While the exact station happens on May 6th, this influence has already been building in the past week, culminating with the Scorpio Full Moon on May 1st.
Things have just been more ‘Plutonic’ lately – and this intensity will continue in the coming week.
What does ‘Plutonic’ actually mean?
Lots of us associate Pluto with power plays, heavy stuff, crisis and transformation – and other themes that are really more Scorpio than Pluto.
Pluto transits CAN feel like we’re some kind of puppets on strings – but that may not have anything to do with power plays, and the crisis we’re experiencing might not actually be Pluto’s doing.

So why is Pluto so misunderstood – and how does it really operate?
Pluto is the last planet in the solar system. From its position at the edge, Pluto can see all the other planets circling around the Sun, making aspects, and playing out their cycles.
Its distance gives Pluto the widest perspective of all. He’s the manager in chief of the solar system. The scorekeeper.
There is a natural law to how everything unfolds and interconnects – and Pluto, from that vantage point, understands this in a way no other planet does.
It doesn’t just register the individual parts, but the whole ecosystem – how different elements feed into each other and regulate the overall balance.
Let’s take the ecosystem we call planet Earth. Plants, animals, humans, resources – all co-exist in a system that regulates itself.
Animals eat plants, other animals eat those animals, we humans eat pretty much everything – and eventually, we feed back into the system, nourishing the soil and continuing the cycle.
There is a natural law where nothing is too much or too little – and even when things temporarily fall out of balance, the system works to restore itself.
Pluto problems arise when we start wrestling with what is – rather than trusting the natural law that’s already taking care of it.
For example:
We hope for a certain outcome, we put in effort, money, or time – but then we don’t quite get what we expected, or on the timeline we expected.
We find ourselves in a situation with a partner – we feel we’ve done a lot, and they owe us. Resentment creeps in. We’ve been keeping score, and we’re convinced it’s unfair.
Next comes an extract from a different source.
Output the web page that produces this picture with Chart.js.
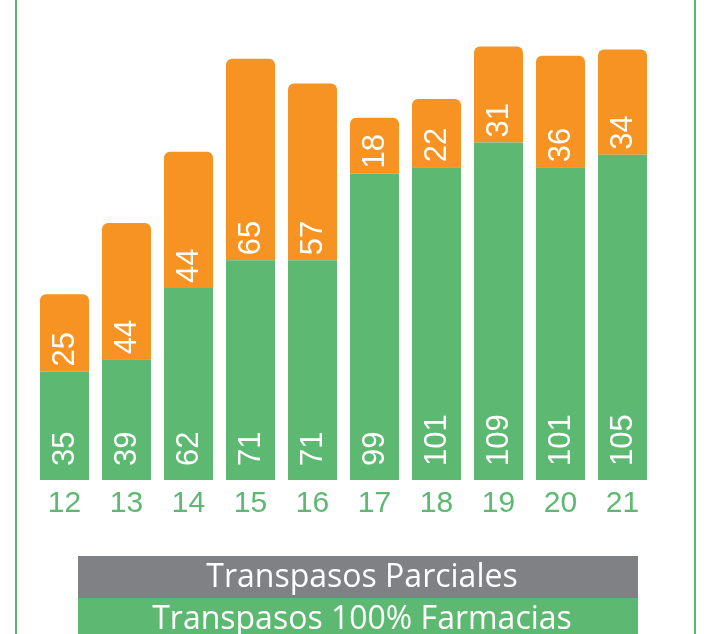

But who’s keeping the real score?
Pluto is keeping the real score. And that’s a good thing, because it means we don’t have to. It means that whatever we’re dealing with is part of a larger process that is already being accounted for.
In Pluto’s books, nothing gets missed. Every action is recorded. Every investment – of time, energy, intention – is feeding something.
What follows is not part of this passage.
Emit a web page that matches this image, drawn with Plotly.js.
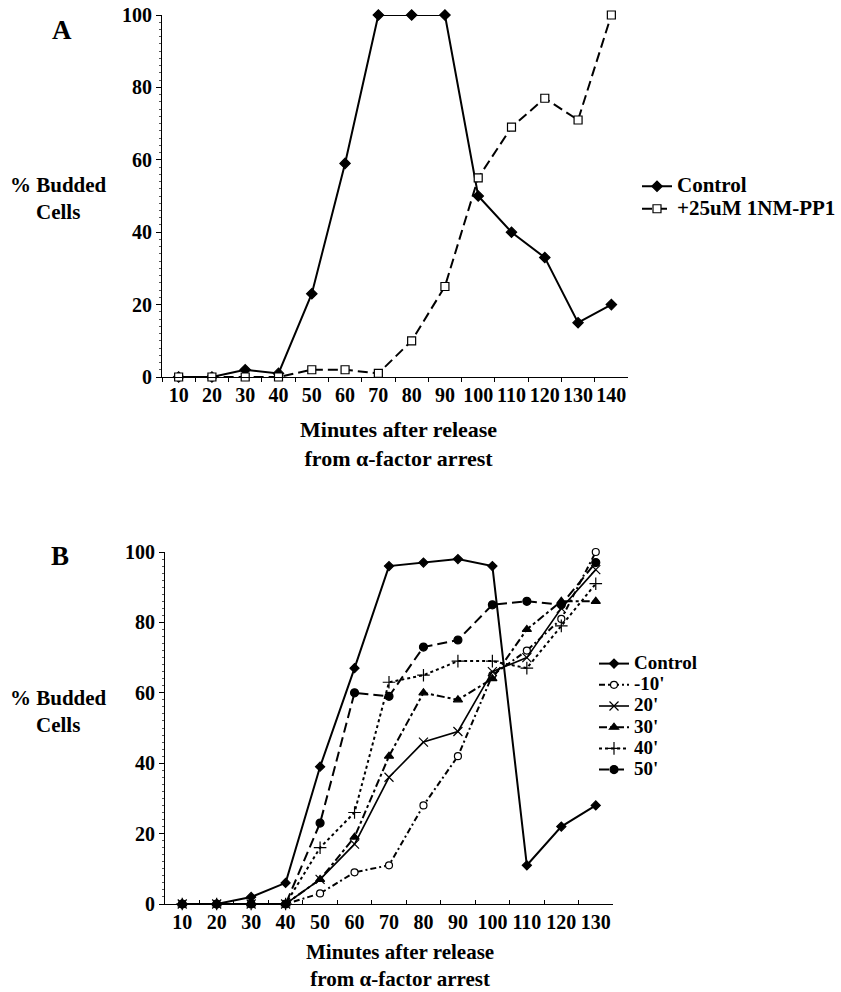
<!DOCTYPE html>
<html>
<head>
<meta charset="utf-8">
<script src="https://cdn.plot.ly/plotly-3.0.1.min.js"></script>
<style>html,body{margin:0;padding:0;background:#fff;}#chart{width:841px;height:992px;}</style>
</head>
<body>
<div id="chart"></div>
<script>
// Panel A
const catsA = ['10','20','30','40','50','60','70','80','90','100','110','120','130','140'];
const controlA = [0, 0, 2, 1, 23, 59, 100, 100, 100, 50, 40, 33, 15, 20];
const nmppA = [0, 0, 0, 0, 2, 2, 1, 10, 25, 55, 69, 77, 71, 100];
const namesA = ['Control', '+25uM 1NM-PP1'];

// Panel B
const catsB = ['10','20','30','40','50','60','70','80','90','100','110','120','130'];
const controlB = [0, 0, 2, 6, 39, 67, 96, 97, 98, 96, 11, 22, 28];
const m10B = [0, 0, 0, 0, 3, 9, 11, 28, 42, 65, 72, 81, 100];
const m20B = [0, 0, 0, 0, 7, 17, 36, 46, 49, 66, 70, 84, 95];
const m30B = [0, 0, 0, 0, 7, 19, 42, 60, 58, 64, 78, 86, 86];
const m40B = [0, 0, 0, 0, 16, 26, 63, 65, 69, 69, 67, 79, 91];
const m50B = [0, 0, 0, 0, 23, 60, 59, 73, 75, 85, 86, 85, 97];
const namesB = ['Control', "-10'", "20'", "30'", "40'", "50'"];

const yTicks = [0, 20, 40, 60, 80, 100];

const W = 841, H = 992;
const px = v => v / W;
const py = v => 1 - v / H;
const FONT = 'Liberation Serif, Times New Roman, serif';
const bold = (size) => ({family: FONT, size: size, color: '#000', weight: 'bold'});
const big = (name, size) => '<span style="font-size:' + size + 'px">' + name + '</span>';

function tr(x, y, name, xa, ya, legend, dash, symbol, msize, fill, width) {
  return {
    type: 'scatter', mode: 'lines+markers', x: x, y: y, name: name,
    xaxis: xa, yaxis: ya, legend: legend, cliponaxis: false,
    line: {color: '#000', width: width || 2, dash: dash},
    marker: {symbol: symbol, size: msize, color: fill,
             line: {color: '#000', width: 1.2}}
  };
}

const data = [
  tr(catsA, controlA, big(namesA[0], 21), 'x', 'y', 'legend', 'solid', 'diamond', 8, '#000'),
  tr(catsA, nmppA, big(namesA[1], 21), 'x', 'y', 'legend', '10px,5px', 'square', 8, '#fff'),
  tr(catsB, controlB, big(namesB[0], 19), 'x2', 'y2', 'legend2', 'solid', 'diamond', 7, '#000'),
  tr(catsB, m10B, big(namesB[1], 19), 'x2', 'y2', 'legend2', '6px,3px,2px,3px', 'circle', 7, '#fff'),
  tr(catsB, m20B, big(namesB[2], 19), 'x2', 'y2', 'legend2', 'solid', 'x-thin-open', 9, '#000', 1.6),
  tr(catsB, m30B, big(namesB[3], 19), 'x2', 'y2', 'legend2', '8px,3px,3px,3px', 'triangle-up', 8, '#000'),
  tr(catsB, m40B, big(namesB[4], 19), 'x2', 'y2', 'legend2', '3px,3px', 'cross-thin-open', 9, '#000'),
  tr(catsB, m50B, big(namesB[5], 19), 'x2', 'y2', 'legend2', '10px,5px', 'circle', 8, '#000')
];

function xax(domain, n, anchor, tickdir) {
  return {
    domain: domain, anchor: anchor, type: 'category', range: [-0.5, n - 0.5],
    showline: true, linecolor: '#000', linewidth: 1, showgrid: false, zeroline: false,
    ticks: tickdir, ticklen: 4, tickcolor: '#000', tickson: 'boundaries',
    tickangle: 0, tickfont: bold(20), fixedrange: true
  };
}
function yax(domain, anchor) {
  return {
    domain: domain, anchor: anchor, range: [0, 100], tickvals: yTicks,
    showline: true, linecolor: '#000', linewidth: 1, showgrid: false, zeroline: false,
    ticks: 'outside', ticklen: 5, tickcolor: '#000', tickfont: bold(20),
    minor: {ticks: 'outside', ticklen: 2, dtick: 2, tickcolor: '#555', showgrid: false},
    fixedrange: true
  };
}

const ann = (text, x, y, size) => ({
  text: text, xref: 'paper', yref: 'paper', x: px(x), y: py(y),
  xanchor: 'center', yanchor: 'middle', showarrow: false, font: bold(size), align: 'center'
});

const layout = {
  width: W, height: H, margin: {l: 0, r: 0, t: 0, b: 0},
  paper_bgcolor: '#fff', plot_bgcolor: '#fff', font: bold(18),
  xaxis: xax([px(162), px(628)], catsA.length, 'y', 'outside'),
  yaxis: yax([py(377), py(15)], 'x'),
  xaxis2: xax([px(165), px(613)], catsB.length, 'y2', 'inside'),
  yaxis2: yax([py(904), py(552)], 'x2'),
  legend: {x: px(637), y: py(170), xanchor: 'left', yanchor: 'top', font: bold(15),
           bgcolor: 'rgba(0,0,0,0)', itemwidth: 30, tracegroupgap: 0},
  legend2: {x: px(594), y: py(648), xanchor: 'left', yanchor: 'top', font: bold(14),
            bgcolor: 'rgba(0,0,0,0)', itemwidth: 30, tracegroupgap: 0},
  showlegend: true,
  annotations: [
    ann('A', 62, 30, 27),
    ann('B', 60, 556, 27),
    ann('% Budded<br>Cells', 58, 198, 21),
    ann('% Budded<br>Cells', 58, 711, 21),
    ann('Minutes after release<br>from α-factor arrest', 398, 444, 22),
    ann('Minutes after release<br>from α-factor arrest', 400, 965, 21)
  ]
};

Plotly.newPlot('chart', data, layout, {displayModeBar: false, staticPlot: true});
</script>
</body>
</html>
–> Maybe the time you invested in a relationship or a project didn’t pay off the way you hoped – but it helped someone else who needed it more than you did at that moment.
–> And the reverse is also true. Sometimes good things come your way that you didn’t directly work for in that moment – something works out, an opportunity opens up – and you might mistake it for skill or talent, when it might well be a dividend coming back around.
What goes around always comes around – just not always on our personal timing. On Pluto’s timing.
Pluto Goes Retrograde – Is Not All About Us
Most of our struggles in life come when we make life about us. This creates a kind of tunnel vision, and we miss the bigger picture.
But life is waaay more complex and interconnected than we give it credit for – and most of the time, what frustrates us, what feels unfair, what keeps us up at night – has very little to do with us personally.
There’s a much larger story going on that we simply don’t have the bandwidth to see, because, unlike Pluto, we’re not at the edge of the solar system.
Pluto in Aquarius, more than in any other sign, points to a higher order, a larger puzzle, and the understanding that everything is connected and accounted for.
When we shift our perspective from ourselves to the bigger picture, we stop wasting time and energy on resentment and score-keeping around things we have zero control over.
The same hour of unpaid overtime can create stress and grief (why am I not getting paid?) – OR it can energize us, when we see the impact we made and how that extra hour actually helped someone. Same situation – completely different experience.
When we make public speaking about us – what people will think, how they’ll judge us – we dread it. But when we focus on the message that needs to be delivered, on the people we’re there to help, the same experience becomes exhilarating. Again – same circumstance, completely different experience.
All this might sound simple – and it is.
But once the concept really lands, we can’t believe how much time, energy, and frustration we’ve been spending on things we have zero control over, instead of doing something more meaningful. We almost don’t know whether to laugh or cry – probably both.
Pluto stationary in Aquarius is that twice-a-year reminder that this is not all about us. And that by shifting our perspective from ourselves to the world, to people, to the bigger picture, we can move from frustration and resistance to flow, connection, and meaning.
In this Plutonic reflective window, ask yourself:
Where in your life are you keeping score – and what would change if you trusted Pluto to do it for you?
And where in your life could you make it less about you – and more about the world around you?